I am reading Hatcher's book and I have a problem understading how the complex projective space $\mathbb CP^n$ can be realised as a quotient of $D^{2n}$ (page 7)
Let me briefly outline his arguments (or what I make of them):
$\mathbb CP^n=S^{2n+1}/\sim$ where $x\sim \lambda x$, $\left|\lambda \right|=1$.
$S^{2n+1}=\left\{(w,a\sqrt {1-\left|w\right|^2})\in \mathbb C^n\times \mathbb C: \left|w\right|\le 1, \left|a\right|=1\right\}$, $S^{2n-1}=\left\{(w,0)\in \mathbb C^n\times \left\{0\right\}: \left|w\right|=1\right\}$ $D^{2n}_+=\left\{(w,\sqrt {1-\left|w\right|^2})\in \mathbb C^n\times [0,+\infty):\left|w\right|\le 1\right\}$.
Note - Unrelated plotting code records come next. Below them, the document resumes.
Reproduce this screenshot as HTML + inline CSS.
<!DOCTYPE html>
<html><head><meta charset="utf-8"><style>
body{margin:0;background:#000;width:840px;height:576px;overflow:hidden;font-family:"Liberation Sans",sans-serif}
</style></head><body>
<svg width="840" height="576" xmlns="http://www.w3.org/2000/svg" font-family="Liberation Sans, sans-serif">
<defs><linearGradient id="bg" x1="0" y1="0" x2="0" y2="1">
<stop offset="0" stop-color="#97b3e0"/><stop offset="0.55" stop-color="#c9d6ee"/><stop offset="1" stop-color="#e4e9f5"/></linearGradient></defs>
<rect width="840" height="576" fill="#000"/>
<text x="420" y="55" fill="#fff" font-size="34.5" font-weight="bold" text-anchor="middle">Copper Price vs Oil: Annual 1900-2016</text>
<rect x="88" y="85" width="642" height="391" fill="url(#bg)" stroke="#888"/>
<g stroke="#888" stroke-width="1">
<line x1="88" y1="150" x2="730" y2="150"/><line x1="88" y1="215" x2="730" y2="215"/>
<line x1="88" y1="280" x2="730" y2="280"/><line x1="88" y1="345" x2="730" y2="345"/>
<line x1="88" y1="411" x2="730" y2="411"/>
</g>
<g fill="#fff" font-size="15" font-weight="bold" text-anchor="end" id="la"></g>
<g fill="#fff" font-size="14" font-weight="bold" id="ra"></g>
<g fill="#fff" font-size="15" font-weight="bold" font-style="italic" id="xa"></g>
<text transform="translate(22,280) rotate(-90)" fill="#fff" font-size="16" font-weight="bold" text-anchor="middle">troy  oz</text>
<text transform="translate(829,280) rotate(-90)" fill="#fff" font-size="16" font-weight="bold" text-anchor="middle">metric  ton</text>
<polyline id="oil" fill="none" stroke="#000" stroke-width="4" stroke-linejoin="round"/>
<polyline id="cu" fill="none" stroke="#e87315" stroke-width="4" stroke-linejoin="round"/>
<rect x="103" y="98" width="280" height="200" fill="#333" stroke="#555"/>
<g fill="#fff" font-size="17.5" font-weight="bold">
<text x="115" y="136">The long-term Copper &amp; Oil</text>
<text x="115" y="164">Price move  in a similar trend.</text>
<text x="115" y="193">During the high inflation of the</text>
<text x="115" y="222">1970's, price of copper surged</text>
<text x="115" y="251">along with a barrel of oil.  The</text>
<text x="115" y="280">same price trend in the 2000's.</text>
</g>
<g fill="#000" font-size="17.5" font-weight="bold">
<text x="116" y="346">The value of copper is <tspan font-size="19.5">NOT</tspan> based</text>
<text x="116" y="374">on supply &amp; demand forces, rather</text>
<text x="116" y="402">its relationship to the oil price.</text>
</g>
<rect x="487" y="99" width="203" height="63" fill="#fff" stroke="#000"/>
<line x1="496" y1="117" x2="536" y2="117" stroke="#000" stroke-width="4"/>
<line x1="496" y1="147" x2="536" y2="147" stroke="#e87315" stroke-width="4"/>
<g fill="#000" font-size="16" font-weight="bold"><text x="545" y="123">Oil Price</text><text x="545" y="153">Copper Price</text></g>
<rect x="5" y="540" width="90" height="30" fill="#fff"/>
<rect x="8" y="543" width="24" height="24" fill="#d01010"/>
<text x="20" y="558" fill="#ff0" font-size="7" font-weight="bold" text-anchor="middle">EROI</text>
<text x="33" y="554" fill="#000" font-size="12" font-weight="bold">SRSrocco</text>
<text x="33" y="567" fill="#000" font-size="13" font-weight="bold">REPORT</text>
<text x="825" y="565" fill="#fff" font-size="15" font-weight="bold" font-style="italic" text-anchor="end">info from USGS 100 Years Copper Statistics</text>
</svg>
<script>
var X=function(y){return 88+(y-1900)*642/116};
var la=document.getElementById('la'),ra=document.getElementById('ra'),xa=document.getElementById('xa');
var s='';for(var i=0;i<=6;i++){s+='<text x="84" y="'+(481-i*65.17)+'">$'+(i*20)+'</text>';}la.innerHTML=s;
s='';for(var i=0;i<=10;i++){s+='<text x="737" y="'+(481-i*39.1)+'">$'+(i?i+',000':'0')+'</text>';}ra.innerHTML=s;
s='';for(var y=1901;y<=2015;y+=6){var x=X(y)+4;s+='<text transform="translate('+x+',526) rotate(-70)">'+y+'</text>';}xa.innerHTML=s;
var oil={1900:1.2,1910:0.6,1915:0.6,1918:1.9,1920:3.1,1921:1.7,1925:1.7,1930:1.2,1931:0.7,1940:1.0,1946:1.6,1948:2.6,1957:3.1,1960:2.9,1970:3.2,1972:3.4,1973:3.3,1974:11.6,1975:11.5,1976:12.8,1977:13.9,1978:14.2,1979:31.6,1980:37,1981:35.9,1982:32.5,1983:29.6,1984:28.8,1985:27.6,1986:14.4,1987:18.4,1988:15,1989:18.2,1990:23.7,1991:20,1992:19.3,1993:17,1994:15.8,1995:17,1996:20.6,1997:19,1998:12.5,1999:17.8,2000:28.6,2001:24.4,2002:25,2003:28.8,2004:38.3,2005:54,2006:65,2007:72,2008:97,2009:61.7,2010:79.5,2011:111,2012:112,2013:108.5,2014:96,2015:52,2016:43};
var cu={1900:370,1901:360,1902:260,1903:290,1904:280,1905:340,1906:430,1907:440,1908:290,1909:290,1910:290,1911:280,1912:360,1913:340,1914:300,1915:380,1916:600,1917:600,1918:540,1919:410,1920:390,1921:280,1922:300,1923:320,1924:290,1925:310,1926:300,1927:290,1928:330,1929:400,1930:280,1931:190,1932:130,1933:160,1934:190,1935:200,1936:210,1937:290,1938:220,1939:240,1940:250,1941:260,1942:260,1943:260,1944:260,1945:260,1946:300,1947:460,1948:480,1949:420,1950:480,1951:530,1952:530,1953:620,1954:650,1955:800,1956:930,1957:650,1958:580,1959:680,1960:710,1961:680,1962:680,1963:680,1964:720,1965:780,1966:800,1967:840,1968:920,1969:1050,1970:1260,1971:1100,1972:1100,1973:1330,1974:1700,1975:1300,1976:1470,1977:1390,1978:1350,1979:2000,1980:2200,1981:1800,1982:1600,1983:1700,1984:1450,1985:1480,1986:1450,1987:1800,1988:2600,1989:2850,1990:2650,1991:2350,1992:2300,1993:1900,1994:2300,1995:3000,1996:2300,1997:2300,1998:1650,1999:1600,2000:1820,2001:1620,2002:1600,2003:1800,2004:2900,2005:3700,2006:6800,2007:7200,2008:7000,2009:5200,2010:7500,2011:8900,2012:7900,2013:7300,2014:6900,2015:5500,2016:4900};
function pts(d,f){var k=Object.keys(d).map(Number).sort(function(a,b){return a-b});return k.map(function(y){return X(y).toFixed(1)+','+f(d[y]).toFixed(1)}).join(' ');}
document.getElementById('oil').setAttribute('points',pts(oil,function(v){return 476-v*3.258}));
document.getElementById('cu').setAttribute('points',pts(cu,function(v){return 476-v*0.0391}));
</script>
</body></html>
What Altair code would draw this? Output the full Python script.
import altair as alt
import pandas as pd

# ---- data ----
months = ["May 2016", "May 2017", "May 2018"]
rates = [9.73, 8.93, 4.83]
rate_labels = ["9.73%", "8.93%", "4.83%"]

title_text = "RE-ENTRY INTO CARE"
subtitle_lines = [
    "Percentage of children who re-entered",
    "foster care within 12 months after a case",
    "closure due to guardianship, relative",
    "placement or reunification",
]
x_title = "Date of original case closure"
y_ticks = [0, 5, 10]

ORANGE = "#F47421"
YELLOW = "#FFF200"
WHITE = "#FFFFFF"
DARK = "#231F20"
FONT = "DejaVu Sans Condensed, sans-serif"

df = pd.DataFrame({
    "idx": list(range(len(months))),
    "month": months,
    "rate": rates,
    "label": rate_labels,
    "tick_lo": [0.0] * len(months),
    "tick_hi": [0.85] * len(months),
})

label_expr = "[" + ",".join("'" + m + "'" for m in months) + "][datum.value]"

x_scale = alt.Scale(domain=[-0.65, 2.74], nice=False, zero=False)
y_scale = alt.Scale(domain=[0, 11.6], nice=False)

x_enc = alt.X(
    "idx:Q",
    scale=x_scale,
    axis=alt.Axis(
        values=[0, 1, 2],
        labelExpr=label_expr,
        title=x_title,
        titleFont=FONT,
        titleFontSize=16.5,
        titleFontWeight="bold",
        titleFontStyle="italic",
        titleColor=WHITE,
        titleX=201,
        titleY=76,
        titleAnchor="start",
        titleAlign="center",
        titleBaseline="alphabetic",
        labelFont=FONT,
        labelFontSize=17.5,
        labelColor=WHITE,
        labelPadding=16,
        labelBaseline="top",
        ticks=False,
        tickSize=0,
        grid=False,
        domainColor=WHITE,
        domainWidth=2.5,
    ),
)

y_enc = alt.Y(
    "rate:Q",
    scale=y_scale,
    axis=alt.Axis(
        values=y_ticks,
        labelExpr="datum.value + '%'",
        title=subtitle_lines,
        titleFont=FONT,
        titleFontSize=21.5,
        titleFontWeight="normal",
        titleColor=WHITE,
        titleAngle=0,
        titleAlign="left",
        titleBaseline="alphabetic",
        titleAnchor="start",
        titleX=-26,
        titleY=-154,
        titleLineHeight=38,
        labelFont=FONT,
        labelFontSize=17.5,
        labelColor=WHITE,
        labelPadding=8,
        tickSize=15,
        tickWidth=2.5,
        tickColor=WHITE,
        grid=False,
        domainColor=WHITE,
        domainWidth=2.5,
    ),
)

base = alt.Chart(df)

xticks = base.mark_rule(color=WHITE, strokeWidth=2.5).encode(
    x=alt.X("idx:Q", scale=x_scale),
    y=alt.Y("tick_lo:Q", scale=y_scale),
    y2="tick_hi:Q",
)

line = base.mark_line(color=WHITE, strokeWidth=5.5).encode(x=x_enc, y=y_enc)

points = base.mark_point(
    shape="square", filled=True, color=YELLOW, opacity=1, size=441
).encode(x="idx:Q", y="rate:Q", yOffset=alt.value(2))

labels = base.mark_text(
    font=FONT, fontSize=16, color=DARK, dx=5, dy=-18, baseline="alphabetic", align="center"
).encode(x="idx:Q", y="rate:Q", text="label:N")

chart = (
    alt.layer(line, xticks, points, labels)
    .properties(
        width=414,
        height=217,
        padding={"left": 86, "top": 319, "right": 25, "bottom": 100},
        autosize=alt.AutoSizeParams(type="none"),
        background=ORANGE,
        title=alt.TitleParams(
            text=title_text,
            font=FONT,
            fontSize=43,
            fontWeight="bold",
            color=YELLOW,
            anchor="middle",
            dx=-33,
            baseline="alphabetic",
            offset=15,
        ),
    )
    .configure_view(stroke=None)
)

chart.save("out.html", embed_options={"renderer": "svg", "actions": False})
"Each vector in $S^{2n+1}$ is equivalent under the identifications $v ∼ λv$ to a vector in $D^{2n}_+$ , and the latter vector is unique if its last coordinate is nonzero. If the last coordinate is zero, we have just the identifications $v ∼ λv$ for $v ∈ S^{2n−1}$"
My problem is with Step 3, I do not see how this implies that the two quotient spaces are homeomorphic.
Here is my idea: Consider the map $S^{2n+1}-S^{2n-1}\to D^{2n}_+$, \begin{equation*}\left(w, a\sqrt{1-\left|w\right|^2}\right)\mapsto \left(\frac wa,\sqrt{1-\left|w\right|^2}\right)\end{equation*} Then, starting from $S^{2n+1}-S^{2n-1}\coprod S^{2n-1}$ we can first go to $S^{2n+1}$ (via the identity) and then to $\mathbb CP^n$ (call this composition of maps $f$) or first to $D^{2n}_+-S^{2n-1}\coprod S^{2n-1}$ and then to $D^{2n}_+$ (by the identity) and finally to $D^{2n}_+/\sim$ (call this composition of maps $g$) . $f,g$ are both continuous, have the same domain and make the same identifications. If I could show that they are open then by a general Theorem, the quotient spaces would be homeomorphic.
However, I do not think it should be that complicated; Hatcher must have something else in mind. Is there a general principle for quotient spaces that I am forgetting?